The Florida Bar
PROFESSIONAL ETHICS OF THE FLORIDA BAR
July 3, 1964
July 3, 1964
It is proper for an attorney to sign affidavits for a client on formal or procedural matters, even if the client is available locally.
Canons: 19, 22
Chairman Smith stated the opinion of the committee:
A member of The Florida Bar inquires as to the propriety and good judgment of an attorney signing affidavits for a client in connection with legal proceedings, such as affidavits for suit, attachment, garnishment and involuntary petitions in bankruptcy, when the signature of the client is available locally.
Canon 19 prohibits an attorney serving as a witness for his client except as to merely formal matters. Canon 22 requires complete candor and fairness in the conduct of a lawyer before a court and/or with other lawyers. The latter Canon is applicable to preparation of affidavits.
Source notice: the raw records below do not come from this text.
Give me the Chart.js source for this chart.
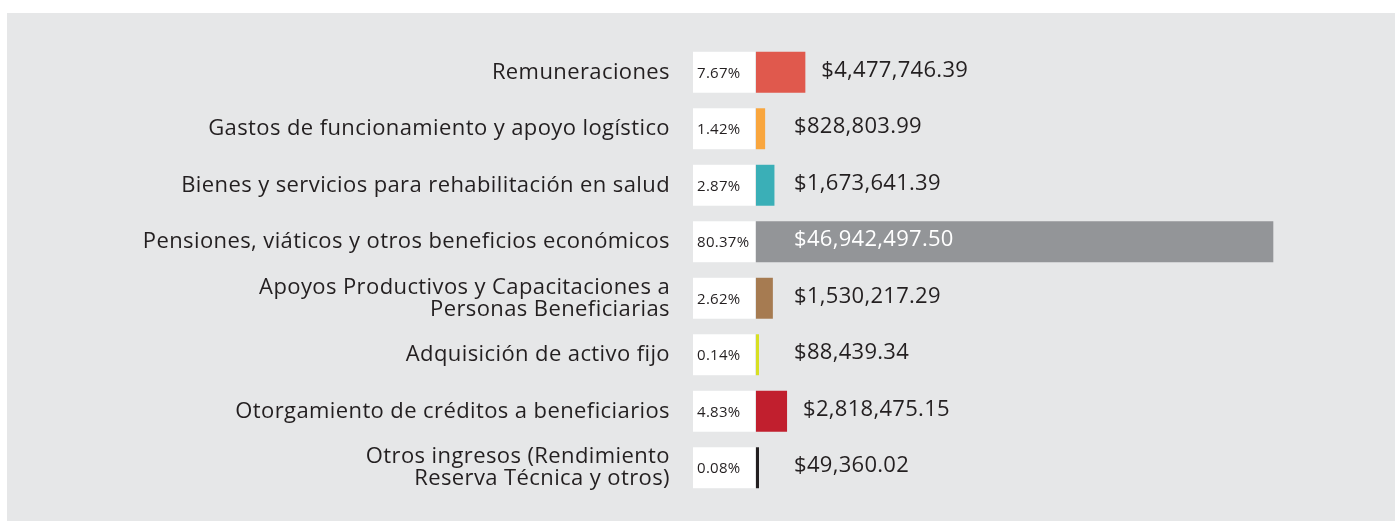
<!DOCTYPE html>
<html lang="es">
<head>
<meta charset="UTF-8">
<title>Distribución del gasto</title>
<script src="https://cdn.jsdelivr.net/npm/chart.js"></script>
<style>
    body {
        margin: 0;
        background: #ffffff;
        width: 1395px;
        height: 521px;
        overflow: hidden;
        position: relative;
        font-family: 'Open Sans', sans-serif;
    }
    .panel {
        position: absolute;
        left: 7px;
        top: 13px;
        width: 1388px;
        height: 508px;
        background: #e6e7e8;
    }
    .panel canvas { display: block; }
</style>
</head>
<body>
<div class="panel"><canvas id="gastoChart" width="1388" height="508"></canvas></div>
<script>
const categories = [
    'Remuneraciones',
    'Gastos de funcionamiento y apoyo logístico',
    'Bienes y servicios para rehabilitación en salud',
    'Pensiones, viáticos y otros beneficios económicos',
    ['Apoyos Productivos y Capacitaciones a', 'Personas Beneficiarias'],
    'Adquisición de activo fijo',
    'Otorgamiento de créditos a beneficiarios',
    ['Otros ingresos (Rendimiento', 'Reserva Técnica y otros)']
];
const amounts = [4477746.39, 828803.99, 1673641.39, 46942497.50, 1530217.29, 88439.34, 2818475.15, 49360.02];
const percents = [7.67, 1.42, 2.87, 80.37, 2.62, 0.14, 4.83, 0.08];
const barColors = ['#e0594d', '#f9a63e', '#3aafb7', '#939598', '#a67b51', '#d7df23', '#c11f2e', '#231f20'];

const TEXT = '#231f20';
const FONT = "'Open Sans', sans-serif";

function money(v) {
    return '$' + v.toLocaleString('en-US', { minimumFractionDigits: 2, maximumFractionDigits: 2 });
}

// white percent boxes left of each bar + amount labels
const boxLabels = {
    id: 'boxLabels',
    beforeDraw(chart) {
        // the original typeface is a bit wider, open it up slightly
        chart.ctx.letterSpacing = '0.4px';
    },
    beforeDatasetsDraw(chart) {
        const ctx = chart.ctx;
        const left = chart.chartArea.left;
        const meta = chart.getDatasetMeta(0);
        ctx.save();
        meta.data.forEach((bar, i) => {
            const top = bar.y - bar.height / 2;
            ctx.fillStyle = '#ffffff';
            ctx.fillRect(left - 63, top, 62, bar.height);
            ctx.fillStyle = TEXT;
            ctx.font = '15px ' + FONT;
            ctx.letterSpacing = '0.3px';
            ctx.textAlign = 'left';
            ctx.textBaseline = 'middle';
            ctx.fillText(percents[i].toFixed(2) + '%', left - 59, bar.y + 1);
        });
        ctx.restore();
    },
    afterDatasetsDraw(chart) {
        const ctx = chart.ctx;
        const left = chart.chartArea.left;
        const meta = chart.getDatasetMeta(0);
        ctx.save();
        ctx.font = '22px ' + FONT;
        ctx.letterSpacing = '0.3px';
        ctx.textAlign = 'left';
        ctx.textBaseline = 'middle';
        meta.data.forEach((bar, i) => {
            const inside = bar.x - left > 200;
            const x = inside ? left + 38 : Math.max(bar.x + 16, left + 38);
            ctx.fillStyle = inside ? '#ffffff' : TEXT;
            ctx.fillText(money(amounts[i]), x, bar.y - 2);
        });
        ctx.restore();
    }
};

new Chart(document.getElementById('gastoChart'), {
    type: 'bar',
    data: {
        labels: categories,
        datasets: [{
            data: amounts,
            backgroundColor: barColors,
            borderWidth: 0,
            barPercentage: 0.725,
            categoryPercentage: 1,
            minBarLength: 3
        }]
    },
    options: {
        indexAxis: 'y',
        responsive: false,
        animation: false,
        layout: { padding: { top: 31, bottom: 25, left: 0, right: 88 } },
        plugins: {
            legend: { display: false },
            tooltip: { enabled: false }
        },
        scales: {
            x: { display: false, min: 0, max: 50000000 },
            y: {
                afterFit(scale) {
                    scale.width = 749;
                    // tick padding would otherwise shrink the plot vertically
                    scale.paddingTop = 0;
                    scale.paddingBottom = 0;
                },
                grid: { display: false, drawTicks: false },
                border: { display: false },
                ticks: {
                    color: TEXT,
                    padding: 86,
                    font: { family: FONT, size: 22, lineHeight: 1.0 }
                }
            }
        }
    },
    plugins: [boxLabels]
});
</script>
</body>
</html>
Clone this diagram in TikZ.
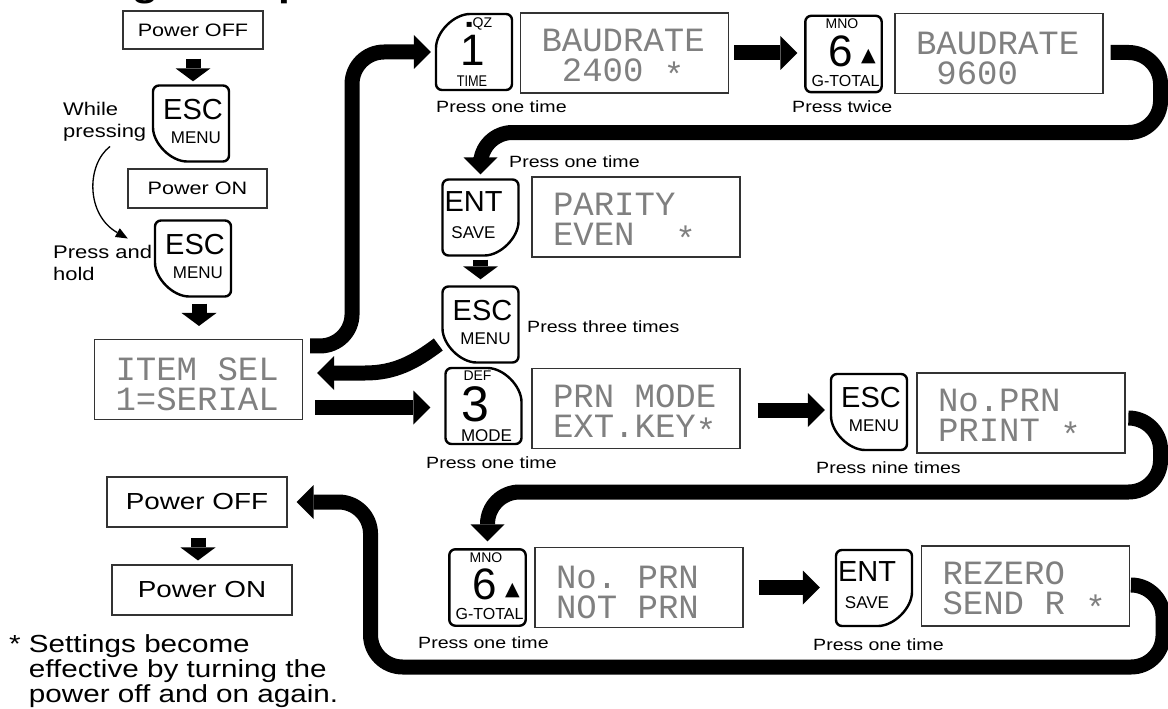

It is the opinion of this Committee that in some instances an attorney may ethically prepare affidavits such as described. This is particularly true when the affidavit relates to matters which are largely formal. Further, there may be some circumstances when the attorney is really the only person qualified to make an affidavit which is pertinent to a particular proceeding. Of course, in all instances, the attorney should have personal knowledge of the matters to which he refers.
Because the inquiry is quite general, the Committee believes that it may be answered in the affirmative as to formal or procedural matters. In other cases, or when there is the slightest doubt, the better and preferable practice would be for the client to execute the document.